Governance that keeps numbers honest
Measurement can become theatre if left to sprawl. Keep it helpful with light governance.
- Publish a simple metric dictionary with definitions, sources, and update cadence.
- Nominate an editor for the dashboard who refreshes data and chases missing inputs.
- Archive stale metrics and dashboards. Out-of-date charts erode trust faster than no charts.
- Link metrics to owners and decisions. If a number has no owner or likely decision, drop it.
- Review the whole set twice a year. Remove vanity, keep what helps choices.
Founder FAQs
- Do we need brand lift studies? Not at early stages. Start with proxies. Add formal studies when scale and budgets justify them.

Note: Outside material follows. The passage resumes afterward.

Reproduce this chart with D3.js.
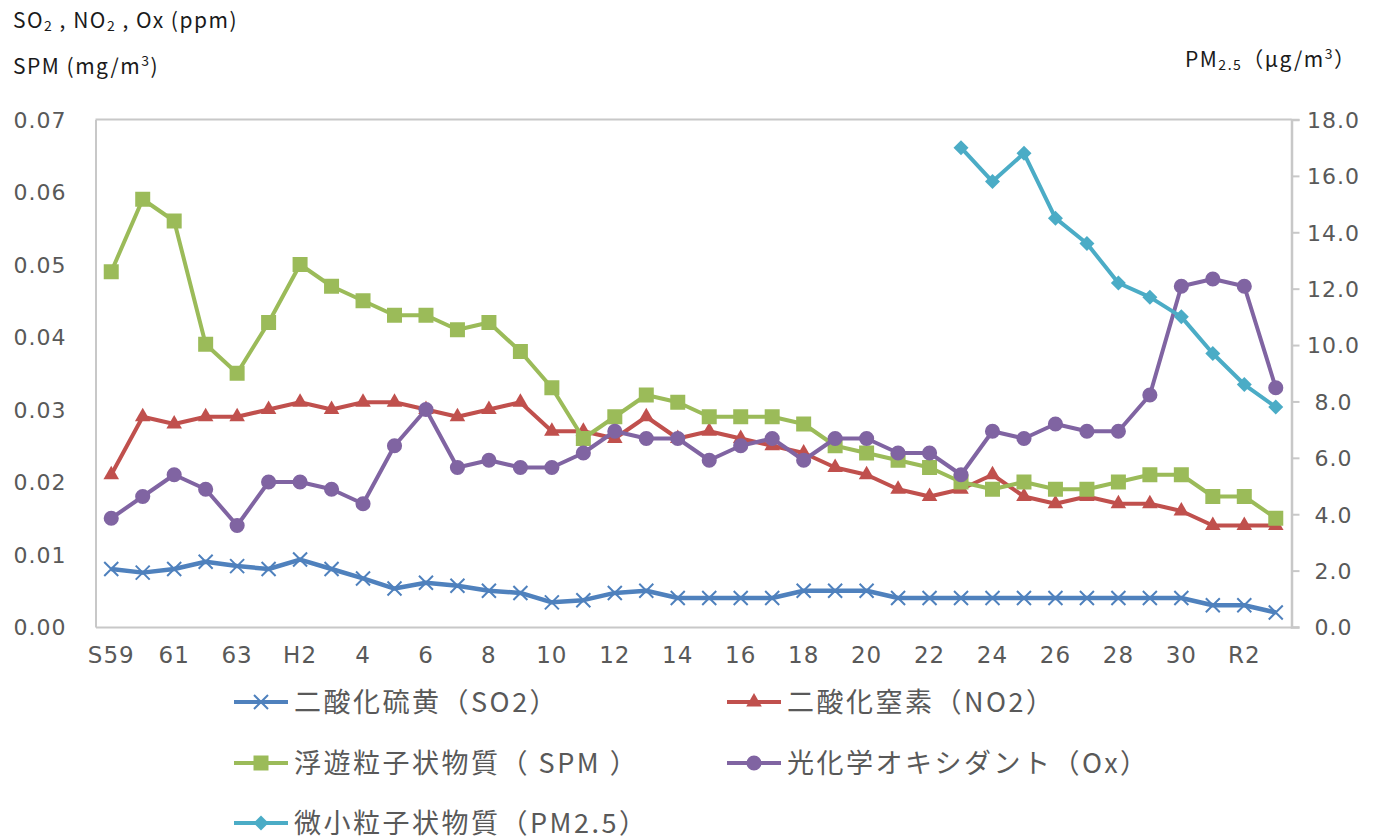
<!DOCTYPE html>
<html><head><meta charset="utf-8">
<script src="https://cdn.jsdelivr.net/npm/d3@7"></script>
<style>body{margin:0;background:#fff} svg{display:block}</style>
</head><body><svg id="c" width="1384" height="840"></svg>
<script>
const categories = ["S59","S60","S61","S62","S63","H1","H2","H3","H4","H5","H6","H7","H8","H9","H10",
  "H11","H12","H13","H14","H15","H16","H17","H18","H19","H20","H21","H22","H23","H24","H25","H26",
  "H27","H28","H29","H30","R1","R2","R3"];
const tickCategories = ["S59","S61","S63","H2","H4","H6","H8","H10","H12","H14","H16","H18","H20","H22","H24","H26","H28","H30","R2"];
const tickLabels = ["S59","61","63","H2","4","6","8","10","12","14","16","18","20","22","24","26","28","30","R2"];
const leftTicks = [0,0.01,0.02,0.03,0.04,0.05,0.06,0.07];
const rightTicks = [0,2,4,6,8,10,12,14,16,18];

const so2 = [0.008,0.0075,0.008,0.009,0.0084,0.008,0.0093,0.008,0.0067,0.0053,
  0.0061,0.0057,0.005,0.0047,0.0034,0.0037,0.0047,0.005,0.004,0.004,
  0.004,0.004,0.005,0.005,0.005,0.004,0.004,0.004,0.004,0.004,
  0.004,0.004,0.004,0.004,0.004,0.003,0.003,0.002];
const no2 = [0.021,0.029,0.028,0.029,0.029,0.030,0.031,0.030,0.031,0.031,
  0.030,0.029,0.030,0.031,0.027,0.027,0.026,0.029,0.026,0.027,
  0.026,0.025,0.024,0.022,0.021,0.019,0.018,0.019,0.021,0.018,
  0.017,0.018,0.017,0.017,0.016,0.014,0.014,0.014];
const spm = [0.049,0.059,0.056,0.039,0.035,0.042,0.050,0.047,0.045,0.043,
  0.043,0.041,0.042,0.038,0.033,0.026,0.029,0.032,0.031,0.029,
  0.029,0.029,0.028,0.025,0.024,0.023,0.022,0.020,0.019,0.020,
  0.019,0.019,0.020,0.021,0.021,0.018,0.018,0.015];
const ox = [0.015,0.018,0.021,0.019,0.014,0.020,0.020,0.019,0.017,0.025,
  0.030,0.022,0.023,0.022,0.022,0.024,0.027,0.026,0.026,0.023,
  0.025,0.026,0.023,0.026,0.026,0.024,0.024,0.021,0.027,0.026,
  0.028,0.027,0.027,0.032,0.047,0.048,0.047,0.033];
const pm25 = [null,null,null,null,null,null,null,null,null,null,
  null,null,null,null,null,null,null,null,null,null,
  null,null,null,null,null,null,null,17.0,15.8,16.8,
  14.5,13.6,12.2,11.7,11.0,9.7,8.6,7.8];

const seriesNames = ["二酸化硫黄（SO2）","二酸化窒素（NO2）","浮遊粒子状物質（ SPM ）","光化学オキシダント（Ox）","微小粒子状物質（PM2.5）"];
const seriesColors = ["#4F81BD","#C0504D","#9BBB59","#8064A2","#4BACC6"];

const svg = d3.select("#c");
const L = 95.5, R = 1291.5, T = 119.5, B = 627;
const x = d3.scaleBand().domain(categories).range([L, R]);
const cx = c => x(c) + x.bandwidth()/2;
const yL = d3.scaleLinear().domain([0,0.07]).range([B,T]);
const yR = d3.scaleLinear().domain([0,18]).range([B,T]);
const axisCol = "#C8C8C8";
const textCol = "#595959";
const numFont = "'DejaVu Sans', sans-serif";
const jpFont = "'Noto Sans CJK JP', sans-serif";

// plot frame (top line)
svg.append("line").attr("x1",L).attr("x2",R).attr("y1",T).attr("y2",T)
  .attr("stroke",axisCol).attr("stroke-width",2);

// left axis
const gL = svg.append("g").attr("transform",`translate(${L},0)`)
  .call(d3.axisLeft(yL).tickValues(leftTicks).tickSize(0).tickPadding(29).tickFormat(d3.format(".2f")));
gL.select(".domain").attr("stroke",axisCol).attr("stroke-width",2);
gL.selectAll("text").attr("fill",textCol).style("font-family",numFont).style("font-size","22px")
  .style("letter-spacing","1px").attr("dy","0.36em");

// right axis
const gR = svg.append("g").attr("transform",`translate(${R},0)`)
  .call(d3.axisRight(yR).tickValues(rightTicks).tickSize(8).tickFormat(d3.format(".1f")));
gR.select(".domain").attr("stroke",axisCol).attr("stroke-width",2.5);
gR.selectAll(".tick line").attr("stroke",axisCol).attr("stroke-width",2);
gR.selectAll("text").attr("fill",textCol).style("font-family",numFont).style("font-size","22px")
  .style("letter-spacing","1px").attr("text-anchor","middle").attr("x",42).attr("dy","0.36em");

// bottom axis
const gB = svg.append("g").attr("transform",`translate(0,${B})`)
  .call(d3.axisBottom(x).tickValues(tickCategories).tickSize(0)
    .tickFormat(d => tickLabels[tickCategories.indexOf(d)]));
gB.select(".domain").attr("stroke",axisCol).attr("stroke-width",2);
gB.selectAll("text").attr("fill",textCol).style("font-family",numFont).style("font-size","23px")
  .style("letter-spacing","1px").attr("y",36).attr("dy","0");

// series
const data = [
  {vals: so2, y: yL, shape: "x"},
  {vals: no2, y: yL, shape: "tri"},
  {vals: spm, y: yL, shape: "sq"},
  {vals: ox, y: yL, shape: "circ"},
  {vals: pm25, y: yR, shape: "dia"}
];
function markerPath(shape){
  if (shape==="tri") return d3.symbol(d3.symbolTriangle, 105)();
  if (shape==="sq") return d3.symbol(d3.symbolSquare, 225)();
  if (shape==="circ") return d3.symbol(d3.symbolCircle, 180)();
  if (shape==="dia") return "M0,-7.5L7.5,0L0,7.5L-7.5,0Z";
  return "M-7,-7L7,7M-7,7L7,-7";
}
function drawMarker(g, shape, color){
  if (shape==="x") {
    g.append("path").attr("d", markerPath(shape)).attr("stroke",color).attr("stroke-width",2).attr("fill","none");
  } else {
    g.append("path").attr("d", markerPath(shape)).attr("fill",color).attr("stroke","none");
  }
}
data.forEach((s,si) => {
  const color = seriesColors[si];
  const pts = categories.map((c,i) => ({c, v: s.vals[i]})).filter(d => d.v != null);
  const line = d3.line().x(d => cx(d.c)).y(d => s.y(d.v));
  svg.append("path").datum(pts).attr("d", line).attr("fill","none")
    .attr("stroke",color).attr("stroke-width", si===0 ? 4.5 : 4).attr("stroke-linejoin","round");
  pts.forEach(d => {
    const g = svg.append("g").attr("transform",`translate(${cx(d.c)},${s.y(d.v)})`);
    drawMarker(g, s.shape, color);
  });
});

// axis titles
const t1 = svg.append("text").attr("x",13).attr("y",28).attr("fill","#1a1a1a")
  .style("font-family",jpFont).style("font-size","21px").style("letter-spacing","1.5px");
t1.append("tspan").text("SO");
t1.append("tspan").text("2").style("font-size","14px").attr("dy","3");
t1.append("tspan").text(" , NO").attr("dy","-3");
t1.append("tspan").text("2").style("font-size","14px").attr("dy","3");
t1.append("tspan").text(" , Ox (ppm)").attr("dy","-3");

const t2 = svg.append("text").attr("x",13).attr("y",74).attr("fill","#1a1a1a")
  .style("font-family",jpFont).style("font-size","21px").style("letter-spacing","1.5px");
t2.append("tspan").text("SPM (mg/m");
t2.append("tspan").text("3").style("font-size","14px").attr("dy","-8");
t2.append("tspan").text(")").attr("dy","8");

const t3 = svg.append("text").attr("x",1185).attr("y",67).attr("fill","#1a1a1a")
  .style("font-family",jpFont).style("font-size","21px").style("letter-spacing","1.5px");
t3.append("tspan").text("PM");
t3.append("tspan").text("2.5").style("font-size","14px").attr("dy","3");
t3.append("tspan").text("（μg/m").attr("dy","-3");
t3.append("tspan").text("3").style("font-size","14px").attr("dy","-8");
t3.append("tspan").text("）").attr("dy","8");

// legend
const legendPos = [
  {x:234, y:702}, {x:727, y:702},
  {x:234, y:763}, {x:727, y:763},
  {x:234, y:823}
];
seriesNames.forEach((name, i) => {
  const p = legendPos[i];
  const g = svg.append("g").attr("transform",`translate(${p.x},${p.y})`);
  g.append("line").attr("x1",0).attr("x2",54).attr("y1",0).attr("y2",0)
    .attr("stroke",seriesColors[i]).attr("stroke-width",4);
  const mg = g.append("g").attr("transform","translate(27,0)");
  drawMarker(mg, data[i].shape, seriesColors[i]);
  g.append("text").attr("x",60).attr("y",0).attr("dy","0.36em").attr("fill",textCol)
    .style("font-family",jpFont).style("font-size","27px").style("letter-spacing","2.5px").text(name);
});
</script></body></html>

- What if numbers dip after a refresh? Expect short-term noise. Watch the six-week shape and qualitative signals before you react.
- Can we track brand without a big tool stack? Yes. Start with what you have, analytics, search console, CRM notes, and a shared doc.
Checklist, ship a decision-ready brand dashboard
- Choose three inputs and three outcomes. Write definitions and sources.
- Pull six weeks of history and build a one-page view.
- Set weekly reviews for six weeks post-launch, then monthly.
- Assign owners and capture one decision per review.
- Run a monthly recognition board and consistency score.
- Update proof and signature phrases quarterly.
- Archive stale charts and keep the set lean.
- Share the dashboard in onboarding and agency packs.
- Compare shapes across regions, not raw totals.
- Re-audit annually and reset thresholds.
One line takeaway
Measure brand with a few honest inputs and outcomes, reviewed on a calm cadence, and you will spend more time improving the work and less time debating graphs.